Thursday, May 15, 2008

More Ainsley Dance Video

Ainsley had her first dance recital last night. I apolgise for the quality of the video but dark theatre + cell phone + stage light pointing at me = crappy video.

Ainsley is the fourth from the left once they all get on stage.


Friday, May 2, 2008

Yeah, It's the Image that We're Worried About

In what must be a bid to prove that he is Dubya 2.0, Steven Harper has commented on the Dead Ducks controversy.

There have been some idiotic comments from Syncrude so far. Ed Stelmach even went down the you're only showing the bad stuff about the tar sands route. But our (yours 'cause I sure as hell didn't vote for the little fascist) illustrious Prime Minister has reached a new level of ridiculousness.

His comment today was "tragedy hurts Canada's environmental image". Respectfully Mr. Prime Minister, the tragedy doesn't hurt Canada's environmental image. We are the third largest producer of CO2 per capita world wide. We consume water faster than anybody outside the US. Until recently the Great Lakes were toxic. We already have a poor environmental image. The tragedy doesn't hurt it any more. What the tragedy hurts... is DUCKS!!!

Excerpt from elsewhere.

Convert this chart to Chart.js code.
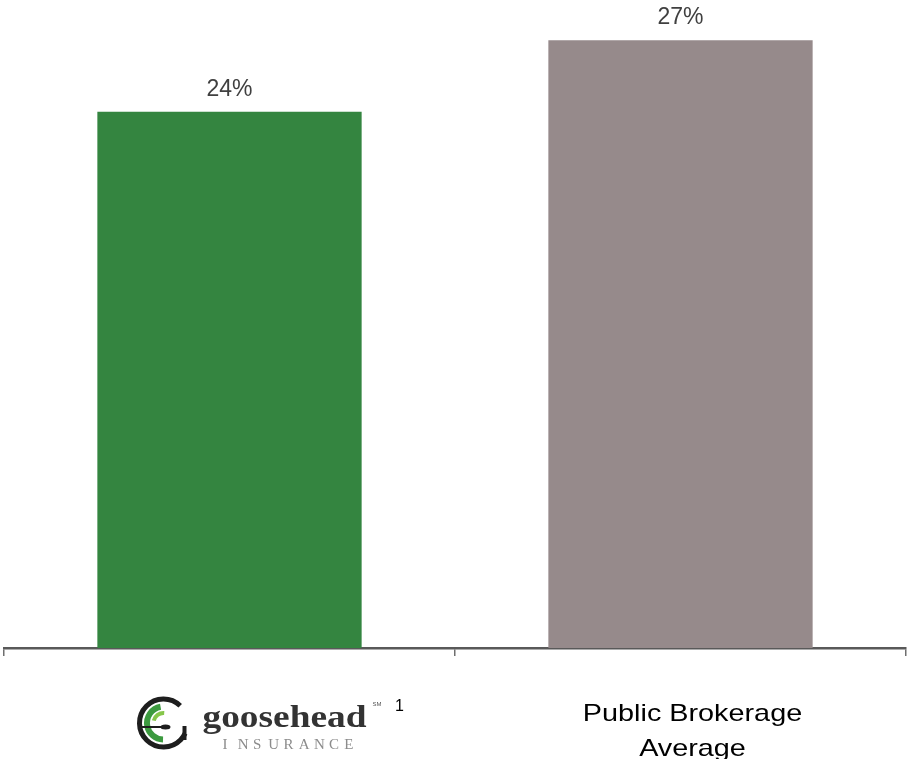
<!DOCTYPE html>
<html><head><meta charset="utf-8">
<script src="https://cdn.jsdelivr.net/npm/chart.js@4.4.0/dist/chart.umd.min.js"></script>
<style>html,body{margin:0;padding:0;background:#fff;overflow:hidden}#wrap{width:907px;height:759px;position:relative}</style>
</head><body><div id="wrap"><canvas id="c"></canvas></div>
<script>
const categories = ["goosehead INSURANCE", "Public Brokerage Average"];
const values = [24.0, 27.2];
const valueLabels = ["24%", "27%"];
const footnotes = ["1", ""];
const barColors = ["#348540", "#968a8b"];

function drawLogo(ctx, cx, cy) {
  ctx.save();
  ctx.lineCap = 'butt';
  ctx.strokeStyle = '#1e1e1e';
  ctx.lineWidth = 5;
  ctx.beginPath();
  ctx.arc(cx, cy, 24, -0.8, 0.45, true);
  ctx.stroke();
  ctx.strokeStyle = '#3c9a3f';
  ctx.lineWidth = 6;
  ctx.beginPath();
  ctx.arc(cx, cy, 16.5, -1.75, 1.6, true);
  ctx.stroke();
  ctx.strokeStyle = '#86c64a';
  ctx.lineWidth = 4;
  ctx.beginPath();
  ctx.arc(cx, cy, 10, -1.5, -2.9, true);
  ctx.stroke();
  ctx.fillStyle = '#1e1e1e';
  ctx.fillRect(cx - 22, cy + 3, 26, 2);
  ctx.beginPath();
  ctx.ellipse(cx + 2, cy + 4, 5, 2.5, 0, 0, Math.PI * 2);
  ctx.fill();
  ctx.fillRect(cx + 19, cy + 3, 4, 14);
  ctx.restore();
}

const labelPlugin = {
  id: 'labels',
  afterDatasetsDraw(chart) {
    const ctx = chart.ctx;
    const meta = chart.getDatasetMeta(0);
    ctx.save();
    ctx.fillStyle = '#404040';
    ctx.font = '23px "Liberation Sans", Arial, sans-serif';
    ctx.textAlign = 'center';
    ctx.textBaseline = 'alphabetic';
    meta.data.forEach((bar, i) => {
      ctx.fillText(valueLabels[i], bar.x, bar.y - 16);
    });
    ctx.restore();
  },
  afterDraw(chart) {
    const ctx = chart.ctx;
    const xs = chart.scales.x;
    const x0 = xs.getPixelForValue(0);
    const x1 = xs.getPixelForValue(1);
    ctx.save();
    drawLogo(ctx, x0 - 66, 723);
    const parts = categories[0].split(' ');
    ctx.fillStyle = '#333333';
    ctx.font = 'bold 31px "Liberation Serif", "Times New Roman", serif';
    ctx.textAlign = 'left';
    ctx.textBaseline = 'alphabetic';
    const gx = x0 - 27;
    const gw = ctx.measureText(parts[0]).width;
    ctx.save();
    ctx.translate(gx, 727);
    ctx.scale(164 / gw, 1);
    ctx.fillText(parts[0], 0, 0);
    ctx.restore();
    ctx.font = '6px "Liberation Sans", Arial, sans-serif';
    ctx.fillStyle = '#555';
    ctx.fillText('SM', gx + 170, 706);
    ctx.fillStyle = '#8c8c8c';
    ctx.font = '15px "Liberation Serif", "Times New Roman", serif';
    const word = parts[1];
    const startX = gx + 20, endX = gx + 151;
    const lastW = ctx.measureText(word[word.length - 1]).width;
    const step = (endX - startX - lastW) / (word.length - 1);
    for (let i = 0; i < word.length; i++) {
      ctx.fillText(word[i], startX + i * step, 749);
    }
    ctx.fillStyle = '#000';
    ctx.font = '16px "Liberation Sans", Arial, sans-serif';
    ctx.textAlign = 'center';
    ctx.fillText(footnotes[0], x0 + 170, 711);

    ctx.fillStyle = '#000';
    ctx.font = '24px "Liberation Sans", Arial, sans-serif';
    const words = categories[1].split(' ');
    const lines = [words.slice(0, 2).join(' '), words.slice(2).join(' ')];
    const cx2 = x1 + 12;
    [721, 756].forEach((y, i) => {
      ctx.save();
      ctx.translate(cx2, y);
      ctx.scale(1.2, 1);
      ctx.fillText(lines[i], 0, 0);
      ctx.restore();
    });
    ctx.restore();
  }
};

new Chart(document.getElementById('c'), {
  type: 'bar',
  data: {
    labels: categories,
    datasets: [{
      data: values,
      backgroundColor: barColors,
      borderWidth: 0,
      categoryPercentage: 1.0,
      barPercentage: 0.586
    }]
  },
  options: {
    responsive: true,
    maintainAspectRatio: false,
    animation: false,
    events: [],
    layout: { padding: { left: 4, right: 1, top: 0, bottom: 0 } },
    plugins: { legend: { display: false }, tooltip: { enabled: false } },
    scales: {
      x: {
        grid: { offset: true, drawOnChartArea: false, drawTicks: true, tickLength: 8, color: '#6f6f6f', tickColor: '#6f6f6f', tickWidth: 1.5, lineWidth: 1.5 },
        border: { display: true, color: '#595959', width: 2.5 },
        ticks: { display: false },
        afterFit(scale) { scale.height = 111; }
      },
      y: { display: false, min: 0, max: 29 }
    }
  },
  plugins: [labelPlugin]
});
</script></body></html>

Specifically, it hurt or rather killed, over 500 of the little buggers and he's worried about how the tragedy affects our environmental image.

This is the same guy that said stories of prisoners in Afghanistan being tortured under the auspices of NATO were hurting Canada's and NATO's credibility. That may well be sir, but actually torturing people hurts people. There's a reason why torture is illegal under international law and it has nothing to do with the optics of subjecting a person to horrendous amounts of physical and emotional trauma. It has to do with actually subjecting a person to horrendous amounts of physical and emotional trauma.

The same thing goes for the ducks. Having appropriate environmental protection laws is not about showing the world that Canada is a happy, green nation. Having those laws is supposed to actually protect animals, plants, water and air.